- **Exercise task**:
Which lines in the records below contain the word "this"? Copy each of them.

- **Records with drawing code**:

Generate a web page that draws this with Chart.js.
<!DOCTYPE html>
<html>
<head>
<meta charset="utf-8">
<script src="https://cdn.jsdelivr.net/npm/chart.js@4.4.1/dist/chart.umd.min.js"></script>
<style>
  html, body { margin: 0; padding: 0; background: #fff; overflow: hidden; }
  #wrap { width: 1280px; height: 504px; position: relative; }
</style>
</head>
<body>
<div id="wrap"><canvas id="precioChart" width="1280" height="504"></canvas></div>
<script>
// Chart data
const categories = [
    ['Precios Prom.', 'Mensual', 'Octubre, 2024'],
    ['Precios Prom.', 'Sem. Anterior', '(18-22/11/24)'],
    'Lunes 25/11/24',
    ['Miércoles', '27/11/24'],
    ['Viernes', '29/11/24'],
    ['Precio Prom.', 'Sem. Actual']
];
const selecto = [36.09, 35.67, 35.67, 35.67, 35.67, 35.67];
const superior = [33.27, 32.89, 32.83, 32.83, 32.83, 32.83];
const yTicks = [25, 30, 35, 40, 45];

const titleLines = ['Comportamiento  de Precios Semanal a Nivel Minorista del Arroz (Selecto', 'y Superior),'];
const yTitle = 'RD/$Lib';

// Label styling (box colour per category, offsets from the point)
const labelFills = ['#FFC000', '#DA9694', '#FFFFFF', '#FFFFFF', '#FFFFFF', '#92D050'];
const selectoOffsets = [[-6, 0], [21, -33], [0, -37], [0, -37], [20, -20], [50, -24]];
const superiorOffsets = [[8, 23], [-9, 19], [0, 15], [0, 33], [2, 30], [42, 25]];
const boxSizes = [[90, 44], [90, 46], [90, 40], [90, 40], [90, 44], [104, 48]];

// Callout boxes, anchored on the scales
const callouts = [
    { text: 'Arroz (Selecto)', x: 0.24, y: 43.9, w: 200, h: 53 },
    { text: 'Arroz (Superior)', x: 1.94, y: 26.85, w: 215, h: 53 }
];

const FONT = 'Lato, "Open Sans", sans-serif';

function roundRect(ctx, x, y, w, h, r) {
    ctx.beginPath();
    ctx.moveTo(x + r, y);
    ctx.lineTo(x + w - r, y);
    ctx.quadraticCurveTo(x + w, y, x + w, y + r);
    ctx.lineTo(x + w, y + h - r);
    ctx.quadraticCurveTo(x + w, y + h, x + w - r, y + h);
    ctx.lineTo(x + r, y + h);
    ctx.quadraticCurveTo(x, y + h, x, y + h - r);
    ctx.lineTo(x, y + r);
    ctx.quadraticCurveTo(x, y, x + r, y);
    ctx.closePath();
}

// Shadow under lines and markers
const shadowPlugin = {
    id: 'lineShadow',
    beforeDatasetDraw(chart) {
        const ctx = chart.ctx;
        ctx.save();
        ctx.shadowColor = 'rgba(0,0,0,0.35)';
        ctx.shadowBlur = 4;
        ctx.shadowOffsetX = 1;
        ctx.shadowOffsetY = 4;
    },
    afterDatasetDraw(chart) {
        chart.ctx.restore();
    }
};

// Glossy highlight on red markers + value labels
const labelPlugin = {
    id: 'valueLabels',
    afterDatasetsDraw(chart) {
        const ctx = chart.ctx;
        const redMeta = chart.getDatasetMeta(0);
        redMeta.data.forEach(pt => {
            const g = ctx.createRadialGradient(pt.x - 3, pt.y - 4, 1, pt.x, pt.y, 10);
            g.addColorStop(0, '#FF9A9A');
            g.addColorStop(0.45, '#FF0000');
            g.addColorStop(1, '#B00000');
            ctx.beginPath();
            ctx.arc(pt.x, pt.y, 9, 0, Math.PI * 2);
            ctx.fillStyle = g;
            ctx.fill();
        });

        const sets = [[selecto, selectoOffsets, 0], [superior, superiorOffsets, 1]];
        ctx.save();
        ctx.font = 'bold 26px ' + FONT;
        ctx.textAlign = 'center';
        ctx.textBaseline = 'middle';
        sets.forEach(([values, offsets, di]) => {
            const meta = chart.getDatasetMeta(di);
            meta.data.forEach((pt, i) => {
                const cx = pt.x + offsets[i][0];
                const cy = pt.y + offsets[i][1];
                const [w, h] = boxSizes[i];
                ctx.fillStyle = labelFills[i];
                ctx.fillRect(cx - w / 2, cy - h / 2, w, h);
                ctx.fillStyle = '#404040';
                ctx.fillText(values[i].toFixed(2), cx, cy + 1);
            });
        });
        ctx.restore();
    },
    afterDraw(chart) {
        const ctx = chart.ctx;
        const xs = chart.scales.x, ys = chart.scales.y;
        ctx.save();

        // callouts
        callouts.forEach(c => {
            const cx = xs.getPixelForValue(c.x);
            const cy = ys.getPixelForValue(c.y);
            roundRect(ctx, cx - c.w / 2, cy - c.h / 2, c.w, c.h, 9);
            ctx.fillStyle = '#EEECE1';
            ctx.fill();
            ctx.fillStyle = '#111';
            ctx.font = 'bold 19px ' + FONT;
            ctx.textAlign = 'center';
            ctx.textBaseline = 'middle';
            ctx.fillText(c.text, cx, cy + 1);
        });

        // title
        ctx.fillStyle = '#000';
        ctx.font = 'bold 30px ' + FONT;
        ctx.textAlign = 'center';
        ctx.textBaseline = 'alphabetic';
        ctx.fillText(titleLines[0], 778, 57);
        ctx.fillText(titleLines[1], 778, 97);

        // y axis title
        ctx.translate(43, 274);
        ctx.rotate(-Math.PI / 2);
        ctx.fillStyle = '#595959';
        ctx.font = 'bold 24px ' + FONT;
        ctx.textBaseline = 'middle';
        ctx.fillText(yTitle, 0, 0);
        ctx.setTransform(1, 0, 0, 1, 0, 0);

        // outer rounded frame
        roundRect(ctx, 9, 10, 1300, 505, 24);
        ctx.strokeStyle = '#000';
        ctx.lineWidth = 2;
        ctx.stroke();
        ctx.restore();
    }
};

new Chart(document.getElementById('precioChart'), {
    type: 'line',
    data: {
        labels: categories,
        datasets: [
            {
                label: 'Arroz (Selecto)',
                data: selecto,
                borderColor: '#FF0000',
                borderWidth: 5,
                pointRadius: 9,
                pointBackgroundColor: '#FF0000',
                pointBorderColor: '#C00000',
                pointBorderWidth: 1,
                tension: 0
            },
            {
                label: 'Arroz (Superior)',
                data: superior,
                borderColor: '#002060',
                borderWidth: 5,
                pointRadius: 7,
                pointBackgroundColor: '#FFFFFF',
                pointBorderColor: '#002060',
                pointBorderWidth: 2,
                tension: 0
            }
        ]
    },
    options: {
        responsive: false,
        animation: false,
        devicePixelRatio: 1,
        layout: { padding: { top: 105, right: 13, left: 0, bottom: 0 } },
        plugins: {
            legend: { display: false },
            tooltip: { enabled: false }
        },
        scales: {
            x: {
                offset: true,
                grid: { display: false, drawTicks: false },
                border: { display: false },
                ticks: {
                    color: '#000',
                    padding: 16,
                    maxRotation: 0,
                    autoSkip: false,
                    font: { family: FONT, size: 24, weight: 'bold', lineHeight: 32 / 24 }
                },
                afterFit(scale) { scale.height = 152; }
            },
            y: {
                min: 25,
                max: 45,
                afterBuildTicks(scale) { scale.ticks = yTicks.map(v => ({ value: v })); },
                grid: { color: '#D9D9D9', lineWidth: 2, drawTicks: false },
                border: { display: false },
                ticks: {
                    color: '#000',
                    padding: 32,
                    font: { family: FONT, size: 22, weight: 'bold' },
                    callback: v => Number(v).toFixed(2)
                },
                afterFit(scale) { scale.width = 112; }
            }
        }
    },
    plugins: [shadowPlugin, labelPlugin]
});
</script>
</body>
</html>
---
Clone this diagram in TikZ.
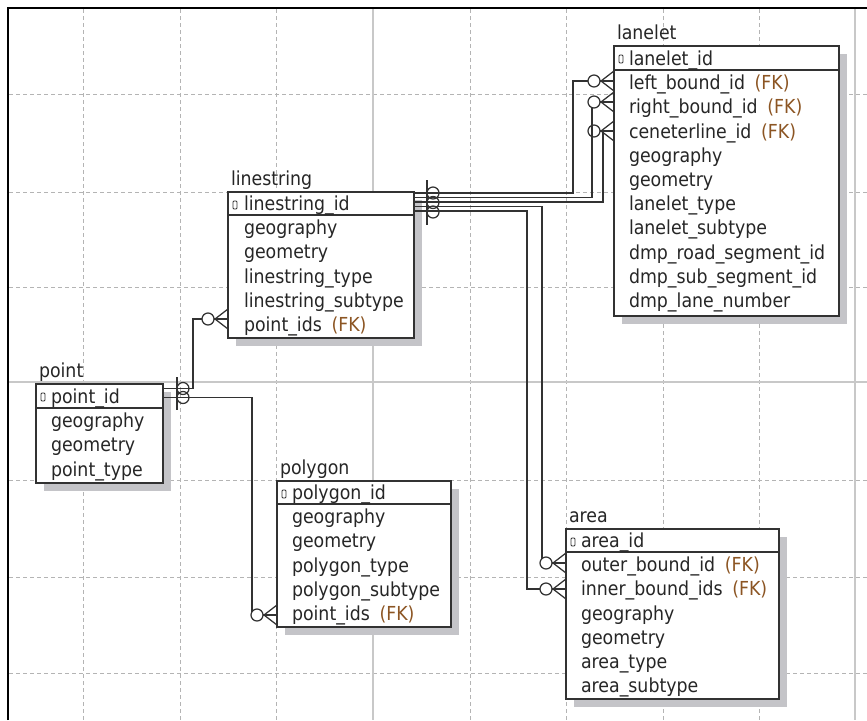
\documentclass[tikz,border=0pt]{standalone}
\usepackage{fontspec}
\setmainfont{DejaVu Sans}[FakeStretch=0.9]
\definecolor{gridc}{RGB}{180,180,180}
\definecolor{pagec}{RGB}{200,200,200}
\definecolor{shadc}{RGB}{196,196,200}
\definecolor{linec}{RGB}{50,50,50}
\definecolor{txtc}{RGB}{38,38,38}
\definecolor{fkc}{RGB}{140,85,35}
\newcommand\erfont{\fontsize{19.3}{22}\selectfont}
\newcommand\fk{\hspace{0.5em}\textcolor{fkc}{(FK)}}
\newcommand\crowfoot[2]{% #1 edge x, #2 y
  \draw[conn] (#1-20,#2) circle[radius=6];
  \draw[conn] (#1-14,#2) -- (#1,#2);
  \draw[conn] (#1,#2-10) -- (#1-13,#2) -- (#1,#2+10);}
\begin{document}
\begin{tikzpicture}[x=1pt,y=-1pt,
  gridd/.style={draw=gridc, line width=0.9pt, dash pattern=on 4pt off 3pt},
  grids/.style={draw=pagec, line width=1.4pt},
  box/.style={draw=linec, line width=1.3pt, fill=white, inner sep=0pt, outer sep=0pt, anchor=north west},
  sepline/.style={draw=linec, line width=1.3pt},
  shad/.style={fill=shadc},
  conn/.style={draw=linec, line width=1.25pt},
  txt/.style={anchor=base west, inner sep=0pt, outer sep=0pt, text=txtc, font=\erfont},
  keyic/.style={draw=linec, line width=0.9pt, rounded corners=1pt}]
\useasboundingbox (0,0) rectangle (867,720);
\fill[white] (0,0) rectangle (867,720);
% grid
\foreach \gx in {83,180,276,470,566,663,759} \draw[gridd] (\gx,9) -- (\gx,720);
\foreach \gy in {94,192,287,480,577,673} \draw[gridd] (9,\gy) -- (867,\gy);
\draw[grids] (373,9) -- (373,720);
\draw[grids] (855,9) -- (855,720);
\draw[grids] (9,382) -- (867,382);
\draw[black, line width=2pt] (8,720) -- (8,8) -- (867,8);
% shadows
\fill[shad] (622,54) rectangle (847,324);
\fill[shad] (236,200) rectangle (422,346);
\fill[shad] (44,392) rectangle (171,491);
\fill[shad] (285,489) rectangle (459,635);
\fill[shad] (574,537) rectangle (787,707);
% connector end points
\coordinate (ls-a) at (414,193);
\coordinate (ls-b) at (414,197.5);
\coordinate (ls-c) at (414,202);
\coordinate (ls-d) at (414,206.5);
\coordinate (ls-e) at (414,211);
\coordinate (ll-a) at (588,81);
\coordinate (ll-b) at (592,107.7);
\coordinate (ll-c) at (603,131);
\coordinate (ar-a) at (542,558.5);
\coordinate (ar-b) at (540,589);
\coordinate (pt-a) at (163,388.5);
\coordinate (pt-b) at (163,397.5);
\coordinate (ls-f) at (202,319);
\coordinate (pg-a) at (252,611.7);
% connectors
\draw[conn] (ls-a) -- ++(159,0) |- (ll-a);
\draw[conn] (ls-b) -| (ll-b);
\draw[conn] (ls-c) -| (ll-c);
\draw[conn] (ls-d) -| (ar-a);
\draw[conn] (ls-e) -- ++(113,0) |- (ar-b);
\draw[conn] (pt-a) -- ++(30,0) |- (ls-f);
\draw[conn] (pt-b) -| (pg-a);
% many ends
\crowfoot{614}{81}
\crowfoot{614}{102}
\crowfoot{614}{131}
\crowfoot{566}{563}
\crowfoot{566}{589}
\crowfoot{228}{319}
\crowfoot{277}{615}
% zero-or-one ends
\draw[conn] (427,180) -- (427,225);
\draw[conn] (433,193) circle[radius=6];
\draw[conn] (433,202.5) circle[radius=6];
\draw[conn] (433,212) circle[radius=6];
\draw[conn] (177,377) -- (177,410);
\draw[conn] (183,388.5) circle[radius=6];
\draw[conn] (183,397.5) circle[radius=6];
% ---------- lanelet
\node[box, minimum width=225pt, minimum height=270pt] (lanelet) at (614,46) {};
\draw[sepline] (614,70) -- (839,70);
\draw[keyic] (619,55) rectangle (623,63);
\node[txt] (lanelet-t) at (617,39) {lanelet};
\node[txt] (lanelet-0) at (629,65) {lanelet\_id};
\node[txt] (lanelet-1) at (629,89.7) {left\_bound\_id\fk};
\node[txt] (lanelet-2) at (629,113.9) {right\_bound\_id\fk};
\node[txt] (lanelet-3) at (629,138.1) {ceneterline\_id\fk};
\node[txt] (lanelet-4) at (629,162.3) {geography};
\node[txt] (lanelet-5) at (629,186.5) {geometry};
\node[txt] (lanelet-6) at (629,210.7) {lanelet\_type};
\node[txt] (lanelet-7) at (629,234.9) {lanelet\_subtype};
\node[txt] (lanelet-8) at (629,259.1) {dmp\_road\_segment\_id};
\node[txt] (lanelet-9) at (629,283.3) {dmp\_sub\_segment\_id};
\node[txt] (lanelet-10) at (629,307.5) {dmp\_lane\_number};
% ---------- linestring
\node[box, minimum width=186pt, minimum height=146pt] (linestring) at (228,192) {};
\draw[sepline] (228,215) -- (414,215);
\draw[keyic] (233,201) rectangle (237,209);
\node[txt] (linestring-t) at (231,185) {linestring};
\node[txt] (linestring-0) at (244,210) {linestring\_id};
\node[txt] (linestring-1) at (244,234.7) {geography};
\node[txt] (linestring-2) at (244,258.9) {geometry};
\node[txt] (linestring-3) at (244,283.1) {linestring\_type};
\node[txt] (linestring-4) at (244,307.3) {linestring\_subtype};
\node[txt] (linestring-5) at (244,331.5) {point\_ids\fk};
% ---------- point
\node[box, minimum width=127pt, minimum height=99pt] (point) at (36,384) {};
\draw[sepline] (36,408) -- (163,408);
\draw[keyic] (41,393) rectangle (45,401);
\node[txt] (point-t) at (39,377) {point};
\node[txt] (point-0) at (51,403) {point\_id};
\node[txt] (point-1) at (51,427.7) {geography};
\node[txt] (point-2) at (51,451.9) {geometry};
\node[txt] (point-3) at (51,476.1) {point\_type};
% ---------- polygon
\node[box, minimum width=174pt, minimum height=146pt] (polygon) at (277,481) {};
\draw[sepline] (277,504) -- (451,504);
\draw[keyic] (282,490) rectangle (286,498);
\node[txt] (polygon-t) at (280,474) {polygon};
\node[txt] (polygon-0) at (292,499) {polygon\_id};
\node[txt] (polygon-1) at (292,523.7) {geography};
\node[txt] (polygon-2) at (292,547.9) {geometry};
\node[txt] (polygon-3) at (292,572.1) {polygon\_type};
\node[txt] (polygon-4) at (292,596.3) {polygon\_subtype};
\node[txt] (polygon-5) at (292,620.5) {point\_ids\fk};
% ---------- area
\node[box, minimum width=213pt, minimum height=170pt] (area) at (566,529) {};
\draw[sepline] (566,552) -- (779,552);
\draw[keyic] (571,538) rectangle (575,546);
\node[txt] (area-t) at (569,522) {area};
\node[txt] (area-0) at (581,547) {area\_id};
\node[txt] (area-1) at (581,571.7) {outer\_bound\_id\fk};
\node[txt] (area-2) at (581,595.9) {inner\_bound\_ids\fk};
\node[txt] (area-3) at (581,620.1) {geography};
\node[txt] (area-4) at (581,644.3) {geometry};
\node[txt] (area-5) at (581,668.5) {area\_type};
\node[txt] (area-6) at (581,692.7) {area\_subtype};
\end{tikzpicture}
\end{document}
...
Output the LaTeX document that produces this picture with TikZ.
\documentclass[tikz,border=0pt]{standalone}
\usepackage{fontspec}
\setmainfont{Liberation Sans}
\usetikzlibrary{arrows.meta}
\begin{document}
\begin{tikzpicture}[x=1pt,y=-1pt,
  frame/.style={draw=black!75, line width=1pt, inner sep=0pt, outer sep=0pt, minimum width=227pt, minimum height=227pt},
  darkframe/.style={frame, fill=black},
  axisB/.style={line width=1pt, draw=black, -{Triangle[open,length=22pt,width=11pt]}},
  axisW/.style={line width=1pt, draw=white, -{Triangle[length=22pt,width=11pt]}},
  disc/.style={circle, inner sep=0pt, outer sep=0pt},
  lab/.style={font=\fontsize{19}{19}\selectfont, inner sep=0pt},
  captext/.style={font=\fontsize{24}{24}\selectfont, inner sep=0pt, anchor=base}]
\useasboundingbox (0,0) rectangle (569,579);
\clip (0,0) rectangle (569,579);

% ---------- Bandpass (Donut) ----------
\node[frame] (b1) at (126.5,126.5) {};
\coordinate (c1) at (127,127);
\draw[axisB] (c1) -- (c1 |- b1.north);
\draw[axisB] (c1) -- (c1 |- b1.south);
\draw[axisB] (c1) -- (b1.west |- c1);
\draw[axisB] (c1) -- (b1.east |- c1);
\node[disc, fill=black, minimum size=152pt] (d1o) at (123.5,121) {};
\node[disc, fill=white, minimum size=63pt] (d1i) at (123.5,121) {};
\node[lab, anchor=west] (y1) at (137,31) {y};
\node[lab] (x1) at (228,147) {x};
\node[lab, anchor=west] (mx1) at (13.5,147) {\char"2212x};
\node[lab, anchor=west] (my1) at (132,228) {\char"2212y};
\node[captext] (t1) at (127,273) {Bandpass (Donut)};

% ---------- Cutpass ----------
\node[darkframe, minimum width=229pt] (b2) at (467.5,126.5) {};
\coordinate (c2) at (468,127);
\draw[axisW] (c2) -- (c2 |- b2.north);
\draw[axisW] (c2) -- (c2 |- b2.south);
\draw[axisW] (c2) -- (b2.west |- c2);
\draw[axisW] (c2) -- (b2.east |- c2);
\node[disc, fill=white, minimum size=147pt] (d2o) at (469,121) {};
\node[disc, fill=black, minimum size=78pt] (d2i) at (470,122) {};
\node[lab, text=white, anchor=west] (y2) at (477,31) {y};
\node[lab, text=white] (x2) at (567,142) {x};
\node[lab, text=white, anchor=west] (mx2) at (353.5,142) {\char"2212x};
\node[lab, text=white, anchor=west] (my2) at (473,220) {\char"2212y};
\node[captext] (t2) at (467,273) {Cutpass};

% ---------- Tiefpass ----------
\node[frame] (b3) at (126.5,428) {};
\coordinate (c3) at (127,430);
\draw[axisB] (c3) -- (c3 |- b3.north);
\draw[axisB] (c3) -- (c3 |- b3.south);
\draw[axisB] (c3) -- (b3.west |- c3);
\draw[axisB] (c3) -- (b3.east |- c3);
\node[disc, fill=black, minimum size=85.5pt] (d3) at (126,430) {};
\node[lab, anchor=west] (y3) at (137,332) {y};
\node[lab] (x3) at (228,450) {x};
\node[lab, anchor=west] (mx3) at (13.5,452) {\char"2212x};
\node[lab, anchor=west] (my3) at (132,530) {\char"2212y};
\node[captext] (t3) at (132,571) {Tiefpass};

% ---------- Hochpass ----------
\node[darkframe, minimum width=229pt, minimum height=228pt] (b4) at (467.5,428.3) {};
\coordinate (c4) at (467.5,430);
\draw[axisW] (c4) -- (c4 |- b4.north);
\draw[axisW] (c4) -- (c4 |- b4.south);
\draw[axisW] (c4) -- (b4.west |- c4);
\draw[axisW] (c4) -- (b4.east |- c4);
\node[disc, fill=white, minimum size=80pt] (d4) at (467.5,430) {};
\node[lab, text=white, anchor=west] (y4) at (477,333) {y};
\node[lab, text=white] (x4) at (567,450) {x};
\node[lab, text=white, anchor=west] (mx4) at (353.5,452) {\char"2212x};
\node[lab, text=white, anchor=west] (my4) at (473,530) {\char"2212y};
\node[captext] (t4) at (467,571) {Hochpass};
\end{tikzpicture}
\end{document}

- **Answer for the task**:
Generate a web page that draws this with Chart.js.
Clone this diagram in TikZ.
Output the LaTeX document that produces this picture with TikZ.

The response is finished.